A controversial Campbell River apartment complex is on hold as the city looks to address the possible future effect on the neighbourhood.

Coun. Claire Moglove asked last week to defer a decision on changing the building density for 741 Birch Street until the city could talk to the developer about building a sidewalk and providing money for traffic calming measures.

Crown Pacific Development Corp. has asked the city to change the density calculation, which would mean the complex with micro, suite, one- and two-bedroom apartments would be six storeys. The original 2007 plan called for a four-storey building.

Many in the neighbourhood, who showed up at last week’s council meeting, are strongly against the plan, saying it will block their views of Discovery Passage and Quadra Island, make their homes less private and the narrow street unsafe with more traffic.

City staff say there are already 13 apartment buildings, three to six storeys high, within a 400 meters (1,300 feet) of the subject property.
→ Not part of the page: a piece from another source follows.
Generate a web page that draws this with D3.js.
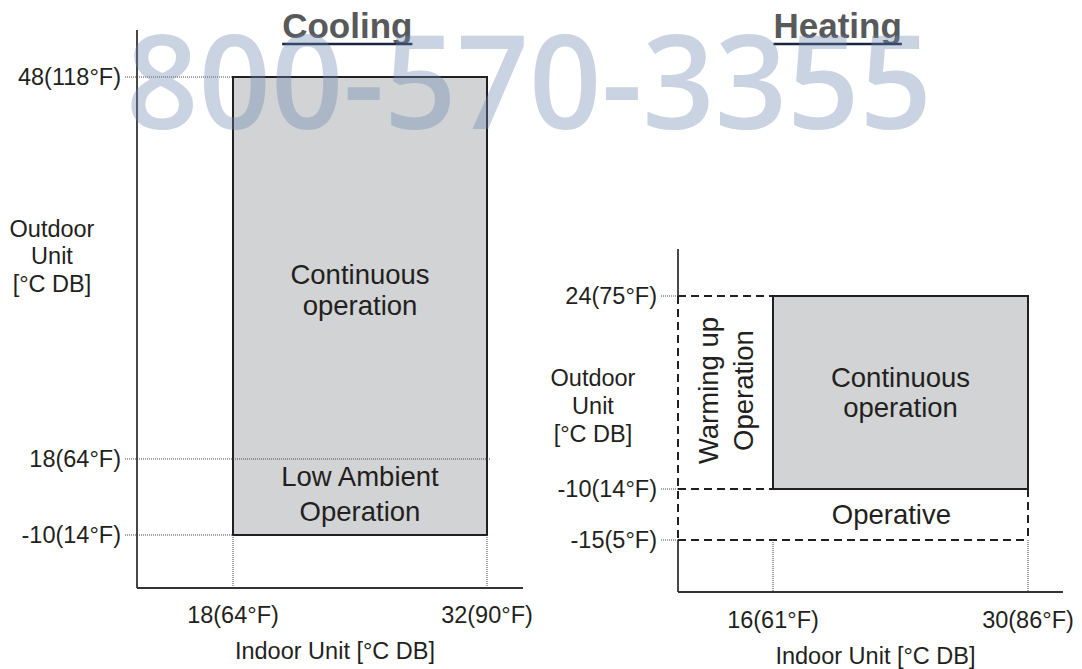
<!DOCTYPE html>
<html>
<head>
<meta charset="utf-8">
<script src="https://cdn.jsdelivr.net/npm/d3@7"></script>
<style>
  body { margin: 0; background: #fff; }
  text { font-family: "Liberation Sans", Arial, Helvetica, sans-serif; fill: #231f20; }
</style>
</head>
<body>
<svg id="chart" width="1082" height="669"></svg>
<script>
// cooling panel values
const coolTicksX = [18, 32];
const coolTickLabelsX = ["18(64°F)", "32(90°F)"];
const coolTicksY = [48, 18, -10];
const coolTickLabelsY = ["48(118°F)", "18(64°F)", "-10(14°F)"];
const coolContinuous = [18, 32, 18, 48];   // x0, x1, y0, y1
const coolLowAmbient = [18, 32, -10, 18];

// heating panel values
const heatTicksX = [16, 30];
const heatTickLabelsX = ["16(61°F)", "30(86°F)"];
const heatTicksY = [24, -10, -15];
const heatTickLabelsY = ["24(75°F)", "-10(14°F)", "-15(5°F)"];
const heatContinuous = [16, 30, -10, 24];
const heatOperative = [16, 30, -15, -10];

const titles = ["Cooling", "Heating"];
const yLabel = ["Outdoor", "Unit", "[°C DB]"];
const xLabel = "Indoor Unit [°C DB]";

const svg = d3.select("#chart")

// schematic (not to scale) axes, so the scales are piecewise
const coolX = d3.scaleLinear().domain([12.7, 18, 32, 34]).range([137, 233, 487, 523])
const coolY = d3.scaleLinear().domain([-29.5, -10, 18, 48, 51.7]).range([588, 535, 459, 77, 30])
const heatX = d3.scaleLinear().domain([10.8, 16, 30, 31.9]).range([678, 773, 1028, 1063])
const heatY = d3.scaleLinear().domain([-20, -15, -10, 24, 28.4]).range([592, 540, 489, 296, 249])

const ink = "#231f20"

// centred block of lines
function textBlock(g, lines, cx, cy, fs, lh){
	let first = cy - (lines.length - 1) * lh / 2 + fs * 0.716 / 2
	lines.forEach(function (d, i){
		g.append("text")
			.attr("x", cx)
			.attr("y", first + i * lh)
			.attr("text-anchor", "middle")
			.attr("font-size", fs)
			.text(d)
	})
}

function line(g, x1, y1, x2, y2, style){
	let l = g.append("line")
		.attr("x1", x1).attr("y1", y1)
		.attr("x2", x2).attr("y2", y2)
		.attr("stroke", ink)
	if(style == "dot"){
		l.attr("stroke-width", 1).attr("stroke-dasharray", "1,1").attr("stroke", "#444")
	}
	else if(style == "dash"){
		l.attr("stroke-width", 2).attr("stroke-dasharray", "8,5")
	}
	else {
		l.attr("stroke-width", 1.8).attr("stroke", "#333")
	}
	return l
}

function axisLabels(g, x, ticksX, labelsX, xBase, yMid, lh){
	let x0 = x.range()[0]
	// y axis title
	textBlock(g, yLabel, x0 - 85, yMid, 23.5, lh)
	// x ticks
	ticksX.forEach(function (d, i){
		g.append("text")
			.attr("x", x(d))
			.attr("y", xBase)
			.attr("text-anchor", "middle")
			.attr("font-size", 23.5)
			.text(labelsX[i])
	})
	g.append("text")
		.attr("x", (x.range()[0] + x.range()[3]) / 2 + 5)
		.attr("y", xBase + 36)
		.attr("text-anchor", "middle")
		.attr("font-size", 23.5)
		.text(xLabel)
}

function yTickLabels(g, x, y, ticks, labels, gap){
	let x0 = x.range()[0]
	ticks.forEach(function (d, i){
		g.append("text")
			.attr("x", x0 - gap)
			.attr("y", y(d))
			.attr("dy", "0.35em")
			.attr("text-anchor", "end")
			.attr("font-size", 23.5)
			.text(labels[i])
	})
}

// ---------- cooling ----------
let cool = svg.append("g")

cool.append("rect")
	.attr("x", coolX(coolContinuous[0]))
	.attr("y", coolY(coolContinuous[3]))
	.attr("width", coolX(coolContinuous[1]) - coolX(coolContinuous[0]))
	.attr("height", coolY(coolLowAmbient[2]) - coolY(coolContinuous[3]))
	.attr("fill", "#d1d3d4")
	.attr("stroke", ink)
	.attr("stroke-width", 2)

// guide lines
line(cool, coolX.range()[0] - 12, coolY(48), coolX(18), coolY(48), "dot")
line(cool, coolX.range()[0] - 12, coolY(18), coolX(32) + 3, coolY(18), "dot")
line(cool, coolX.range()[0] - 12, coolY(-10), coolX(18), coolY(-10), "dot")
coolTicksX.forEach(function (d){
	line(cool, coolX(d), coolY(-10), coolX(d), coolY.range()[0], "dot")
})

// axes
line(cool, coolX.range()[0], coolY.range()[4], coolX.range()[0], coolY.range()[0])
line(cool, coolX.range()[0], coolY.range()[0], coolX.range()[3], coolY.range()[0])

yTickLabels(cool, coolX, coolY, coolTicksY, coolTickLabelsY, 16)
axisLabels(cool, coolX, coolTicksX, coolTickLabelsX, 623, 256, 27.5)

textBlock(cool, ["Continuous", "operation"], coolX(25), (coolY(18) + coolY(48)) / 2 + 22, 27.5, 31)
textBlock(cool, ["Low Ambient", "Operation"], coolX(25), (coolY(-10) + coolY(18)) / 2 - 3, 27.5, 35)

// ---------- heating ----------
let heat = svg.append("g")

heat.append("rect")
	.attr("x", heatX(heatContinuous[0]))
	.attr("y", heatY(heatContinuous[3]))
	.attr("width", heatX(heatContinuous[1]) - heatX(heatContinuous[0]))
	.attr("height", heatY(heatContinuous[2]) - heatY(heatContinuous[3]))
	.attr("fill", "#d1d3d4")
	.attr("stroke", ink)
	.attr("stroke-width", 2)

let hx0 = heatX.range()[0]
heatTicksY.forEach(function (d){
	line(heat, hx0 - 17, heatY(d), hx0, heatY(d), "dot")
})
line(heat, hx0, heatY(24), heatX(16), heatY(24), "dash")
line(heat, hx0, heatY(-10), heatX(16), heatY(-10), "dash")
line(heat, hx0, heatY(heatOperative[2]), heatX(heatOperative[1]), heatY(heatOperative[2]), "dash")
line(heat, heatX(heatOperative[1]), heatY(heatOperative[3]), heatX(heatOperative[1]), heatY(heatOperative[2]), "dash")
heatTicksX.forEach(function (d){
	line(heat, heatX(d), heatY(-15), heatX(d), heatY.range()[0], "dot")
})

// axes: dashed part of y axis between 24 and -15
line(heat, hx0, heatY.range()[4], hx0, heatY(24))
line(heat, hx0, heatY(24), hx0, heatY(-15), "dash")
line(heat, hx0, heatY(-15), hx0, heatY.range()[0])
line(heat, hx0, heatY.range()[0], heatX.range()[3], heatY.range()[0])

yTickLabels(heat, heatX, heatY, heatTicksY, heatTickLabelsY, 21)
axisLabels(heat, heatX, heatTicksX, heatTickLabelsX, 628, 406, 28)

textBlock(heat, ["Continuous", "operation"], heatX(23), (heatY(-10) + heatY(24)) / 2, 27.5, 30)
textBlock(heat, ["Operative"], heatX(22.5), (heatY(-10) + heatY(-15)) / 2, 27.5, 30)

// warming up: rotated block in the strip left of the rect
let warm = heat.append("g")
	.attr("transform", "translate(" + (hx0 + heatX(16)) / 2 + "," + ((heatY(24) + heatY(-10)) / 2 - 2) + ") rotate(-90)")
textBlock(warm, ["Warming up", "Operation"], 0, 0, 27.5, 35)

// ---------- titles ----------
let titleX = [coolX(24.3), heatX(19.55)]
titles.forEach(function (d, i){
	let t = svg.append("text")
		.attr("x", titleX[i])
		.attr("y", 38)
		.attr("text-anchor", "middle")
		.attr("font-size", 35)
		.attr("font-weight", "bold")
		.style("fill", "#58595b")
		.text(d)
	let w = t.node().getComputedTextLength()
	svg.append("line")
		.attr("x1", titleX[i] - w / 2).attr("x2", titleX[i] + w / 2)
		.attr("y1", 44).attr("y2", 44)
		.attr("stroke", "#1c2540")
		.attr("stroke-width", 2.5)
})

// ---------- watermark ----------
svg.append("text")
	.attr("x", 126)
	.attr("y", 129)
	.attr("font-size", 130)
	.attr("font-weight", 600)
	.attr("textLength", 806)
	.attr("lengthAdjust", "spacingAndGlyphs")
	.style("font-family", "'Open Sans', sans-serif")
	.style("fill", "rgb(106,132,176)")
	.style("fill-opacity", 0.36)
	.text("800-570-3355")
</script>
</body>
</html>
Many on council didn’t address the density change request, instead looking at whether the developer would still be open to options for a sidewalk and giving money to address traffic.

But Coun. Kermit Dahl did. “The controversy is about density and I don’t see what a sidewalk or curbs or gutters or traffic circle or traffic calming, what difference that’s going to make about density. That’s what the neighbourhood was against was the density of the building and that’s the only thing we have to discuss.”

On the flip side, Coun. Ron Kerr said the community needs more housing units and asking the developer for more was penalizing them.

Coun. Sean Smyth said the “battle was lost in 2007” as far as the development and, given the housing market, council would be approving more dwellings not less.

Mayor Andy Adams recognized the “passion of the neighbourhood” and it was “not going unnoticed.”

The deferral passed with Couns. Kermit Dahl and Ron Kerr the only ones to vote against it.

The issue will come back to city council this month.